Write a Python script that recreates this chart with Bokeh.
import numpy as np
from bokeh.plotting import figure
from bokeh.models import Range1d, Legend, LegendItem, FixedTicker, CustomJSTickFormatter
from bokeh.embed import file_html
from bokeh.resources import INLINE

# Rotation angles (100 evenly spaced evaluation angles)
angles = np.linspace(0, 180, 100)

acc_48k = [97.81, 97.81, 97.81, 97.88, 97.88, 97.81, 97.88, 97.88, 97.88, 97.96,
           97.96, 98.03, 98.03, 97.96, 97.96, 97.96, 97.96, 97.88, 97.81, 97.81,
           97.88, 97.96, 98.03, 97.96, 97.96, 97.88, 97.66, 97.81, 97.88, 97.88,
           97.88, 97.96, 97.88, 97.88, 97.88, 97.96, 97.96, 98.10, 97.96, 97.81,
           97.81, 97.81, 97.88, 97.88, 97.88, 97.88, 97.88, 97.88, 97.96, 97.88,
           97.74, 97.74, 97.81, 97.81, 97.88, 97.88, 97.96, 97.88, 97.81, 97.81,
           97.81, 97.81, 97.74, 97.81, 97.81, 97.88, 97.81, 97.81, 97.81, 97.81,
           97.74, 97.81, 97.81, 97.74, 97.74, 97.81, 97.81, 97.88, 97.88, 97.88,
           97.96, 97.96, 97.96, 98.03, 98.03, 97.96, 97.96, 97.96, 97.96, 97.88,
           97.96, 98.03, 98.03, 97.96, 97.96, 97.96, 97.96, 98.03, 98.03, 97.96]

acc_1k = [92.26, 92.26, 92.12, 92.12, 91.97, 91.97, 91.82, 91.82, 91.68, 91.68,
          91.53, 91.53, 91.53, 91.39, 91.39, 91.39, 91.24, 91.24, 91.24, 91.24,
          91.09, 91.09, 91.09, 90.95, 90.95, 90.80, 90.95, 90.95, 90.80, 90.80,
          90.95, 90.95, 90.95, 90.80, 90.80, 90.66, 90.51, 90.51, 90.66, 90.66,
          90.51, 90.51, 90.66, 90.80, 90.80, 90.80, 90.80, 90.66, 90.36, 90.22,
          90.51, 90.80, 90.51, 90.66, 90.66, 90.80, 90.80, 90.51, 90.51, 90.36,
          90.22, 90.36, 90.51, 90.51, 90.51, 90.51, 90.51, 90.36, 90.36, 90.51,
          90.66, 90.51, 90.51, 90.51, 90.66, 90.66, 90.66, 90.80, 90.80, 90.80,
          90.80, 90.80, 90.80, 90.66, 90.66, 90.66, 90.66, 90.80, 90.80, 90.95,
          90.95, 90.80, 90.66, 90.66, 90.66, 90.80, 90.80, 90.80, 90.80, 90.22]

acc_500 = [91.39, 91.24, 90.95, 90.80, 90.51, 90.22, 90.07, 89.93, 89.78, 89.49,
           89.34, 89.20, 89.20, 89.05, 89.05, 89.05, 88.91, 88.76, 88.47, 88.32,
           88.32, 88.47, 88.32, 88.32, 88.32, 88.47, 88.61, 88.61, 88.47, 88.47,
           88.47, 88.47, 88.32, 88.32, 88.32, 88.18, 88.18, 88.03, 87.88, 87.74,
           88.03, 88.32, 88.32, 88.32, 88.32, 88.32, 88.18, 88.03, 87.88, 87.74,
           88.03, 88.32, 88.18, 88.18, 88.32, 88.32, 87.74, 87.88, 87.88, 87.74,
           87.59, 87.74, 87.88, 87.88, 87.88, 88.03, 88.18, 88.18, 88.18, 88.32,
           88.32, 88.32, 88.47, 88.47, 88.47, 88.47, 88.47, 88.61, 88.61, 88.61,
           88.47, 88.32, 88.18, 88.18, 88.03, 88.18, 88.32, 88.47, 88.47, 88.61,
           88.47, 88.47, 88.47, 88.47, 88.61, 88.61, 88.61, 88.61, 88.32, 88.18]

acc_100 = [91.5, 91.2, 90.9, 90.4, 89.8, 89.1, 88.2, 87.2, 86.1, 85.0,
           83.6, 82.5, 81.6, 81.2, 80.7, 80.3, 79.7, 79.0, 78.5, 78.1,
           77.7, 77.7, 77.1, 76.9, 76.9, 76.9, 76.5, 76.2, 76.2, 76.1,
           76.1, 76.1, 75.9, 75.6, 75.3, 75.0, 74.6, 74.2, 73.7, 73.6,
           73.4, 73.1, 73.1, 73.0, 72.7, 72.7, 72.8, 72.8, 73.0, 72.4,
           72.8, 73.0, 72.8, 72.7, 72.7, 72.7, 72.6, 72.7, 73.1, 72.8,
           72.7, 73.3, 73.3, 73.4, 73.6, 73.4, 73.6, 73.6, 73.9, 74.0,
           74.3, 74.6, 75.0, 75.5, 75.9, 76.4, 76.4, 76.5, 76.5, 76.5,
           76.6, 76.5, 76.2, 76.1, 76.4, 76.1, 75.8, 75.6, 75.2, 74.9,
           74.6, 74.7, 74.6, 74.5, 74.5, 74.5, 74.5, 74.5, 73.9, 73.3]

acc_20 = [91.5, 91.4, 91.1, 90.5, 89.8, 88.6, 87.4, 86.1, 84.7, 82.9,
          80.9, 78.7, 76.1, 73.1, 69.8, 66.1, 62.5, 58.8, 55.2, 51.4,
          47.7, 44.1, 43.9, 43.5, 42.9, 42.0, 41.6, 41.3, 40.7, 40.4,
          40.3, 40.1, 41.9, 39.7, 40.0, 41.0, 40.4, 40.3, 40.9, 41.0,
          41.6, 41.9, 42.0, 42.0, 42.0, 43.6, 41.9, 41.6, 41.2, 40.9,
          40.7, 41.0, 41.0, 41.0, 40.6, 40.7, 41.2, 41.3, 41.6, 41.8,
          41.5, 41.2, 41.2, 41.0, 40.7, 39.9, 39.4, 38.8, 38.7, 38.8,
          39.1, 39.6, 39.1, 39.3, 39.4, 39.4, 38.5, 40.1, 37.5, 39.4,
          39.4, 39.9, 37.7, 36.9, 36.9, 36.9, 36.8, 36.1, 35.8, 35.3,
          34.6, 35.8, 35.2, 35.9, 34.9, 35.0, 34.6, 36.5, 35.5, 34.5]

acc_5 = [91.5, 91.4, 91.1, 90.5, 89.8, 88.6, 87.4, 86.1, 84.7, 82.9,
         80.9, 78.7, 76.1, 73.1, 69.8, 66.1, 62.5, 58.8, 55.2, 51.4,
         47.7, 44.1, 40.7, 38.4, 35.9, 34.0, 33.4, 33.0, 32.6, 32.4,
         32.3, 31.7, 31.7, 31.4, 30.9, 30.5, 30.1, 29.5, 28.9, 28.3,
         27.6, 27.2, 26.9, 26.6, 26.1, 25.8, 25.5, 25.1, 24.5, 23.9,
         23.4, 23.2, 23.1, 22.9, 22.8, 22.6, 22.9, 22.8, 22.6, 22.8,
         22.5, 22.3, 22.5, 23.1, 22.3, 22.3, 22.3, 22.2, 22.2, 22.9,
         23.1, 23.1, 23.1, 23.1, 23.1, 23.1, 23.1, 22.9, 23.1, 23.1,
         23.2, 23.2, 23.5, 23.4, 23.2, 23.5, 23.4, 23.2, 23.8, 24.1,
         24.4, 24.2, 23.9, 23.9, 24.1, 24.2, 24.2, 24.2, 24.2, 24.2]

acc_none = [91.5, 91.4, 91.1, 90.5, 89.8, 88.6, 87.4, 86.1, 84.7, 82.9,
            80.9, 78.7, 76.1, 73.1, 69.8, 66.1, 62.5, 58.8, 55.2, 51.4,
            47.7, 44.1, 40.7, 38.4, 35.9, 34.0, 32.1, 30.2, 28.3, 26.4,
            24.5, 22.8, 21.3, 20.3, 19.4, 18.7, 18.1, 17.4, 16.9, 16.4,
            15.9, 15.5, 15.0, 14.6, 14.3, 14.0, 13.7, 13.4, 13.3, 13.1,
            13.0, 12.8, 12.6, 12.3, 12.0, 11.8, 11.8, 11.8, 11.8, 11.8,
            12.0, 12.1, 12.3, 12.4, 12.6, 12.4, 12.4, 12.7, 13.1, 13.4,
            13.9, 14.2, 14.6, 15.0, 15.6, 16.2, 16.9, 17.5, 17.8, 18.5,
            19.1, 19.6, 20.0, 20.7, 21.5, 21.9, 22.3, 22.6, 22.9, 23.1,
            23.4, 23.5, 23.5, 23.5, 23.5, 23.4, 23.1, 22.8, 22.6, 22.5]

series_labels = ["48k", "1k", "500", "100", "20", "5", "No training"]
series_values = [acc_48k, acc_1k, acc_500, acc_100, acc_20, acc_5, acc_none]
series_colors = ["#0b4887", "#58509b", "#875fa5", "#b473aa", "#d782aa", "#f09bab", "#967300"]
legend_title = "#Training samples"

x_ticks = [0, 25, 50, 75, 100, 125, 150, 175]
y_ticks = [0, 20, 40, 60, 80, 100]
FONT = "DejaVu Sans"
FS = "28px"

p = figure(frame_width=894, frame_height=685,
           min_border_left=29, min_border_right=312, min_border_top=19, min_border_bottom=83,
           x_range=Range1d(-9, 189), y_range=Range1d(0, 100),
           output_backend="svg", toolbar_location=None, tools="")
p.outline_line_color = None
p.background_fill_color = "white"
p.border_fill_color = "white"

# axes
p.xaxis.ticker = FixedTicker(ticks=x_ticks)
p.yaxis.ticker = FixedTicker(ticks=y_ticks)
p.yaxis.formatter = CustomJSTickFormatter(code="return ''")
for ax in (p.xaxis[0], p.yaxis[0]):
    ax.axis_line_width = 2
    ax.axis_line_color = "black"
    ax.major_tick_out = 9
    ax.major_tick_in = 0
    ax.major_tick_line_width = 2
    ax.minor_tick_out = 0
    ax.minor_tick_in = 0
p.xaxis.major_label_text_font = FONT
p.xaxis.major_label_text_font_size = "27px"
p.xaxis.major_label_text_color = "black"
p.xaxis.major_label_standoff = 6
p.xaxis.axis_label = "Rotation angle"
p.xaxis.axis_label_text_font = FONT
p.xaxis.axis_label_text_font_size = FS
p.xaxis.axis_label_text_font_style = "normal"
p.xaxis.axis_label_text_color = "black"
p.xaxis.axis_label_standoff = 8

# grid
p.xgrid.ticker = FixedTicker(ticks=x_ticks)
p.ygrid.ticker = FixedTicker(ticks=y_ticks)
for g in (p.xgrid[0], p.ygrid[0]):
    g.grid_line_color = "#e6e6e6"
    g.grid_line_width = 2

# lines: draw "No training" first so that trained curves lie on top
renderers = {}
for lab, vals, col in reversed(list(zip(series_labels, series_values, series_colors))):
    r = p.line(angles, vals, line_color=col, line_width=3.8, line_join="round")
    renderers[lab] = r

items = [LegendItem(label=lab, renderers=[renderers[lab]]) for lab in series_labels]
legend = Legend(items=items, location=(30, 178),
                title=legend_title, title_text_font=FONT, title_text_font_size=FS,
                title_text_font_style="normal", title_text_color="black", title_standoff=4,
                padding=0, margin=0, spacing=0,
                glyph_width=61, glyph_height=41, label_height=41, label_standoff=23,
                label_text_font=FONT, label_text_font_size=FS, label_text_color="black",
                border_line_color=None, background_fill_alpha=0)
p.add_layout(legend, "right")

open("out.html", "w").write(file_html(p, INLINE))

━━━━

■ **DIRECTIONS FOR THIS TASK**
Return the opening line of the data and every line after it through the line containing "90.80, 90.80, 90.22]", please, exactly as written and with nothing added.

■ **TASK ANSWER**
Write a Python script that recreates this chart with Bokeh.
import numpy as np
from bokeh.plotting import figure
from bokeh.models import Range1d, Legend, LegendItem, FixedTicker, CustomJSTickFormatter
from bokeh.embed import file_html
from bokeh.resources import INLINE

# Rotation angles (100 evenly spaced evaluation angles)
angles = np.linspace(0, 180, 100)

acc_48k = [97.81, 97.81, 97.81, 97.88, 97.88, 97.81, 97.88, 97.88, 97.88, 97.96,
           97.96, 98.03, 98.03, 97.96, 97.96, 97.96, 97.96, 97.88, 97.81, 97.81,
           97.88, 97.96, 98.03, 97.96, 97.96, 97.88, 97.66, 97.81, 97.88, 97.88,
           97.88, 97.96, 97.88, 97.88, 97.88, 97.96, 97.96, 98.10, 97.96, 97.81,
           97.81, 97.81, 97.88, 97.88, 97.88, 97.88, 97.88, 97.88, 97.96, 97.88,
           97.74, 97.74, 97.81, 97.81, 97.88, 97.88, 97.96, 97.88, 97.81, 97.81,
           97.81, 97.81, 97.74, 97.81, 97.81, 97.88, 97.81, 97.81, 97.81, 97.81,
           97.74, 97.81, 97.81, 97.74, 97.74, 97.81, 97.81, 97.88, 97.88, 97.88,
           97.96, 97.96, 97.96, 98.03, 98.03, 97.96, 97.96, 97.96, 97.96, 97.88,
           97.96, 98.03, 98.03, 97.96, 97.96, 97.96, 97.96, 98.03, 98.03, 97.96]

acc_1k = [92.26, 92.26, 92.12, 92.12, 91.97, 91.97, 91.82, 91.82, 91.68, 91.68,
          91.53, 91.53, 91.53, 91.39, 91.39, 91.39, 91.24, 91.24, 91.24, 91.24,
          91.09, 91.09, 91.09, 90.95, 90.95, 90.80, 90.95, 90.95, 90.80, 90.80,
          90.95, 90.95, 90.95, 90.80, 90.80, 90.66, 90.51, 90.51, 90.66, 90.66,
          90.51, 90.51, 90.66, 90.80, 90.80, 90.80, 90.80, 90.66, 90.36, 90.22,
          90.51, 90.80, 90.51, 90.66, 90.66, 90.80, 90.80, 90.51, 90.51, 90.36,
          90.22, 90.36, 90.51, 90.51, 90.51, 90.51, 90.51, 90.36, 90.36, 90.51,
          90.66, 90.51, 90.51, 90.51, 90.66, 90.66, 90.66, 90.80, 90.80, 90.80,
          90.80, 90.80, 90.80, 90.66, 90.66, 90.66, 90.66, 90.80, 90.80, 90.95,
          90.95, 90.80, 90.66, 90.66, 90.66, 90.80, 90.80, 90.80, 90.80, 90.22]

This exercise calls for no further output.